Let me conclude with the thoughts and words of Pope Francis.
Three key words of family life: please, thank you, sorry.
"Please, thank you and sorry" are the three words that Pope Francis "would write on the door of every family home" as they are the key to living well and in peace both inside and outside the home. They are simple words, much easier to say than to put into practice, but "they contain great strength: the strength of protecting the home, from a thousand difficulties and trials, when they are lacking, cracks gradually open up that can even lead it to collapse."
The first word is "please. "To enter into the life of another person, even when that person forms part of our life, requires the delicacy of a non-intrusive attitude, which renews trust and respect.
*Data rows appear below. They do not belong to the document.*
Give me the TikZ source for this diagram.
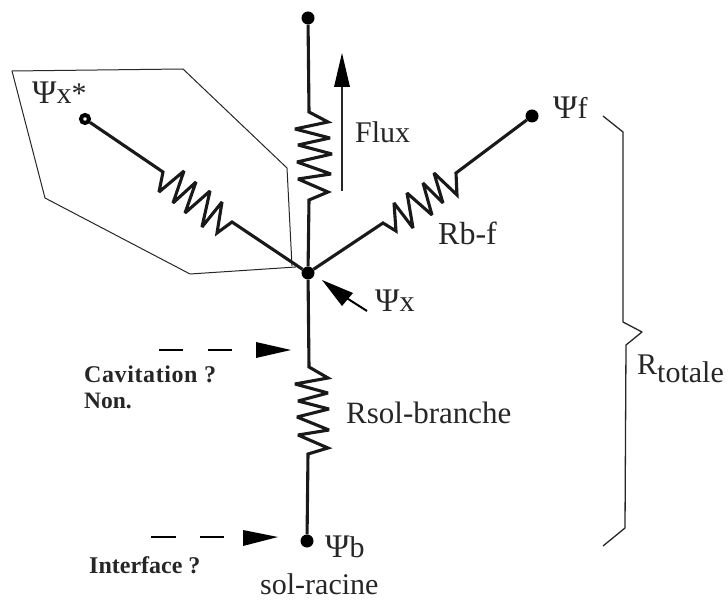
\documentclass[tikz,border=0pt]{standalone}
\usepackage{fontspec}
\setmainfont{Liberation Serif}
\newcommand{\bigpsi}{{\fontsize{33}{34}\selectfont Ψ}}
\tikzset{
 wire/.style={line width=3.1pt,line join=miter,miter limit=3,black!90},
 thin line/.style={line width=1pt,black!85},
 dotn/.style={circle,fill=black,inner sep=0pt,minimum size=13pt},
 headn/.style={fill=black,line width=0pt},
 lab/.style={inner sep=0pt,font=\fontsize{30}{32}\selectfont,text=black!85},
 psilab/.style={inner sep=0pt,font=\fontsize{30}{32}\selectfont,text=black!85},
 blab/.style={inner sep=0pt,font=\fontsize{23.5}{26}\selectfont\bfseries,text=black!85},
}
\begin{document}
\begin{tikzpicture}[x=1pt,y=-1pt]
\useasboundingbox (0,0) rectangle (728,601);
% nodes
\node[dotn] (top) at (308,18) {};
\node[dotn] (j) at (308,273) {};
\node[dotn] (f) at (532,116) {};
\node[dotn] (b) at (307,541) {};
\node[circle,draw=black,line width=4pt,fill=white,minimum size=8pt,inner sep=0pt] (xs) at (85,119) {};
% polygon
\draw[thin line,line join=round] (12,71) -- (183,69) -- (287,168) -- (292,266);
\draw[thin line,line join=round] (12,71) -- (45,198) -- (190,274) -- (296,267);
% resistors
\draw[wire] (top) -- (309,112) -- (328,122) -- (295,129) -- (330,138) -- (298,145) -- (332,154) -- (297,162) -- (331,174) -- (298,179) -- (328,192) -- (309,200) -- (j);
\draw[wire] (xs) -- (163,172) -- (159,192) -- (184,171) -- (173,203) -- (196,182) -- (185,213) -- (210,191) -- (202,227) -- (222,202) -- (217,233) -- (232,222) -- (j);
\draw[wire] (j) -- (383,223) -- (396,231) -- (394,203) -- (413,228) -- (407,193) -- (432,215) -- (423,183) -- (443,203) -- (434,173) -- (457,195) -- (456,173) -- (f);
\draw[wire] (j) -- (309,367) -- (328,378) -- (295,384) -- (328,393) -- (298,401) -- (329,409) -- (297,417) -- (329,430) -- (298,435) -- (328,448) -- (308,454) -- (b);
% flux arrow
\coordinate (fa) at (342,191);
\coordinate (fb) at (342,86);
\draw[line width=1.2pt,black!85] (fa) -- (fb);
\fill[headn] (342,53) -- (334,87) -- (350,87) -- cycle;
% psi x arrow
\coordinate (xa) at (367,311);
\coordinate (xb) at (345,297);
\draw[line width=2pt] (xa) -- (xb);
\fill[headn] (322,280) -- (353,293) -- (342,306) -- cycle;
% dashed arrows
\coordinate (ca) at (159,350);
\coordinate (cb) at (232,350);
\draw[line width=1.6pt,dash pattern=on 24pt off 25pt] (ca) -- (cb);
\fill[headn] (291,350) -- (256,342) -- (256,358) -- cycle;
\coordinate (ia) at (151,537);
\coordinate (ib) at (224,537);
\draw[line width=1.6pt,dash pattern=on 25pt off 24pt] (ia) -- (ib);
\fill[headn] (278,537) -- (243,530) -- (243,546) -- cycle;
% brace
\coordinate (ba) at (603,116);
\draw[thin line,line width=1.3pt,line join=round] (ba) -- (623,132) -- (623,322) -- (642,332) -- (626,345) -- (625,528) -- (603,546);
% labels
\node[psilab,anchor=base west] (l1) at (32,104) {\bigpsi x*};
\node[lab,anchor=base west] (l2) at (355,143) {Flux};
\node[psilab,anchor=base west] (l3) at (553,119) {\bigpsi f};
\node[lab,anchor=base west,font=\fontsize{32}{34}\selectfont] (l4) at (438,245) {Rb-f};
\node[psilab,anchor=base west] (l5) at (375,312) {\bigpsi x};
\node[lab,anchor=base west,font=\fontsize{31}{34}\selectfont] (l6) at (346,423) {Rsol-branche};
\node[psilab,anchor=base west] (l7) at (325,557) {\bigpsi b};
\node[lab,anchor=base west] (l8) at (260,594.5) {sol-racine};
\node[lab,anchor=base west] (l9) at (637,374) {R\raisebox{-9pt}{totale}};
\node[blab,anchor=base west,font=\fontsize{24}{26}\selectfont\bfseries\addfontfeature{LetterSpace=2.5}] (l10) at (84,382) {Cavitation ?};
\node[blab,anchor=base west] (l10b) at (84,408) {Non.};
\node[blab,anchor=base west,font=\fontsize{24}{26}\selectfont\bfseries] (l11) at (89,573) {Interface ?};
\end{tikzpicture}
\end{document}
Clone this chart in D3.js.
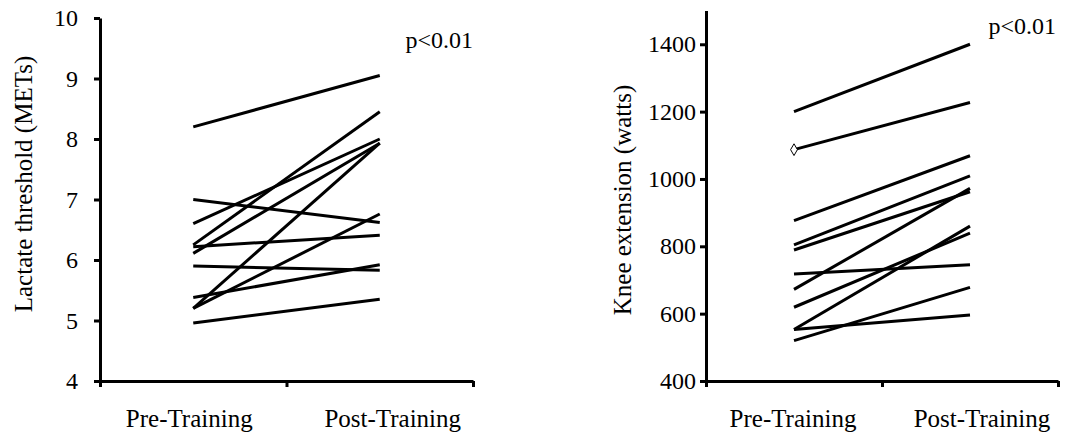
<!DOCTYPE html>
<html>
<head>
<meta charset="utf-8">
<script src="https://cdn.jsdelivr.net/npm/d3@7"></script>
<style>
  body { margin: 0; background: #fff; }
  svg text { font-family: "Liberation Serif", "Times New Roman", serif; fill: #000; }
</style>
</head>
<body>
<svg id="chart"></svg>
<script>
var categories = ['Pre-Training', 'Post-Training'];

// lactate threshold (METs), one entry per subject
var lactatePre  = [8.2, 6.6, 7.0, 6.25, 6.11, 6.22, 5.2, 5.2, 5.9, 5.38, 4.96];
var lactatePost = [9.05, 8.0, 6.62, 8.45, 7.93, 6.41, 7.93, 6.76, 5.83, 5.92, 5.35];
var lactateTicks = [4, 5, 6, 7, 8, 9, 10];

// knee extension (watts)
var kneePre  = [1200, 1087, 876, 804, 789, 718, 672, 619, 553, 553, 520];
var kneePost = [1400, 1227, 1069, 1009, 962, 745, 972, 839, 860, 596, 678];
var kneeTicks = [400, 600, 800, 1000, 1200, 1400];
var kneeMarked = [1]; // subject drawn with an open diamond at pre

var svg = d3.select('#chart')
    .attr('width', 1085)
    .attr('height', 432);

function drawPanel(p){
    var g = svg.append('g');

    var y = d3.scaleLinear().domain(p.domain).range([381, p.top]);
    var xs = d3.scaleLinear().domain([0, 2]).range([p.x0, p.x1]);
    var xc = d3.scalePoint().domain(categories).range([p.x0, p.x1]).padding(0.5);

    // y axis
    var ya = g.append('g')
        .attr('transform', 'translate(' + p.x0 + ',0)')
        .call(d3.axisLeft(y).tickValues(p.ticks).tickFormat(d3.format('d'))
            .tickSize(6).tickSizeOuter(0).tickPadding(p.pad));
    ya.style('font-family', '"Liberation Serif", "Times New Roman", serif')
      .style('font-size', '24px');
    ya.select('.domain').attr('stroke-width', 3);
    ya.selectAll('.tick line').attr('stroke-width', 3);

    // x axis (ticks only at the edges and the middle)
    var xa = g.append('g')
        .attr('transform', 'translate(0,381)')
        .call(d3.axisBottom(xs).tickValues([0, 1, 2]).tickSize(6).tickSizeOuter(0).tickFormat(''));
    xa.select('.domain').attr('stroke-width', 3);
    xa.selectAll('.tick line').attr('stroke-width', 3);

    g.selectAll('.cat')
        .data(categories)
        .enter().append('text')
        .attr('class', 'cat')
        .attr('x', function(d, i){ return xc(d) + p.labelShift[i]; })
        .attr('y', 427)
        .attr('text-anchor', 'middle')
        .style('font-size', '25px')
        .text(function(d){ return d; });

    var pairs = p.pre.map(function(v, i){ return [v, p.post[i]]; });

    g.selectAll('.subj')
        .data(pairs)
        .enter().append('line')
        .attr('class', 'subj')
        .attr('x1', xc(categories[0]))
        .attr('x2', xc(categories[1]))
        .attr('y1', function(d){ return y(d[0]); })
        .attr('y2', function(d){ return y(d[1]); })
        .attr('stroke', '#000')
        .attr('stroke-width', 3);

    if (p.marked){
        g.selectAll('.mark')
            .data(p.marked)
            .enter().append('path')
            .attr('class', 'mark')
            .attr('d', d3.symbol().type(d3.symbolDiamond).size(40))
            .attr('transform', function(i){ return 'translate(' + xc(categories[0]) + ',' + y(p.pre[i]) + ')'; })
            .attr('fill', '#fff')
            .attr('stroke', '#000')
            .attr('stroke-width', 1);
    }

    g.append('text')
        .attr('transform', 'translate(' + p.titleX + ',' + p.titleY + ') rotate(-90)')
        .attr('text-anchor', 'middle')
        .style('font-size', '25px')
        .text(p.title);

    g.append('text')
        .attr('x', p.pX)
        .attr('y', p.pY)
        .attr('text-anchor', 'end')
        .style('font-size', '24px')
        .text('p<0.01');
}

drawPanel({
    x0: 100, x1: 473, top: 18,
    domain: [4, 10], ticks: lactateTicks, pad: 16,
    pre: lactatePre, post: lactatePost,
    title: 'Lactate threshold (METs)', titleX: 32, titleY: 184,
    pX: 473, pY: 48, labelShift: [-4, 13]
});

drawPanel({
    x0: 706, x1: 1058, top: 10.6,
    domain: [400, 1500], ticks: kneeTicks, pad: 4,
    pre: kneePre, post: kneePost, marked: kneeMarked,
    title: 'Knee extension (watts)', titleX: 631, titleY: 200,
    pX: 1056, pY: 34, labelShift: [-1, 12]
});
</script>
</body>
</html>
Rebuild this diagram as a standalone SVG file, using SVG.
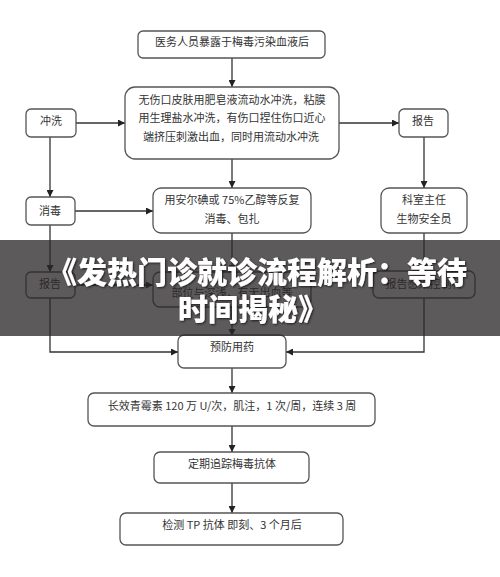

Confidence, then, does not authorize us to take everything for granted. Love, the more intimate and profound it is, the more it demands respect for freedom and the capacity to wait for the other to open the door of his or her heart".
The second phrase is "thank you". "At times", observed the Holy Father, "it seems that we are becoming a civilization of poor manners and unpleasant words. ... Politeness and the capacity to thank are seen as a sign of weakness, and at times even arouse distrust. This tendency should be opposed within the family itself. We must become intransigent in the education of gratitude and recognition: the dignity of the person and social justice both come from this. If this approach is neglected in family life, it will also be lost in social life."
The third word is "sorry", as "when it is lacking, small cracks become larger ... to the point of becoming deep trenches. It is not by chance that in the prayer taught by Jesus, the Lord's prayer that summarizes all the essential questions for our life, we find the expression 'forgive us our trespasses, as we forgive those who trespass against us'.
Acknowledging our errors and being willing to restore what has been removed - respect, sincerity, love - makes one worthy of forgiveness. ... If we are not capable of apologizing, it means we are not capable of forgiveness either. ... Many hurt feelings, many lesions in the family begin with the loss of those precious words: 'I am sorry'. In married life there are many arguments ... but I advise you never to let the day end without making peace. And for this, a small gesture is enough".
"These three key words for the family are simple words, and perhaps at first they make us smile. But ... perhaps our education neglects them too much. May the Lord help us to restore them to their rightful place in our heart, in our home, and also in our civil co-existence."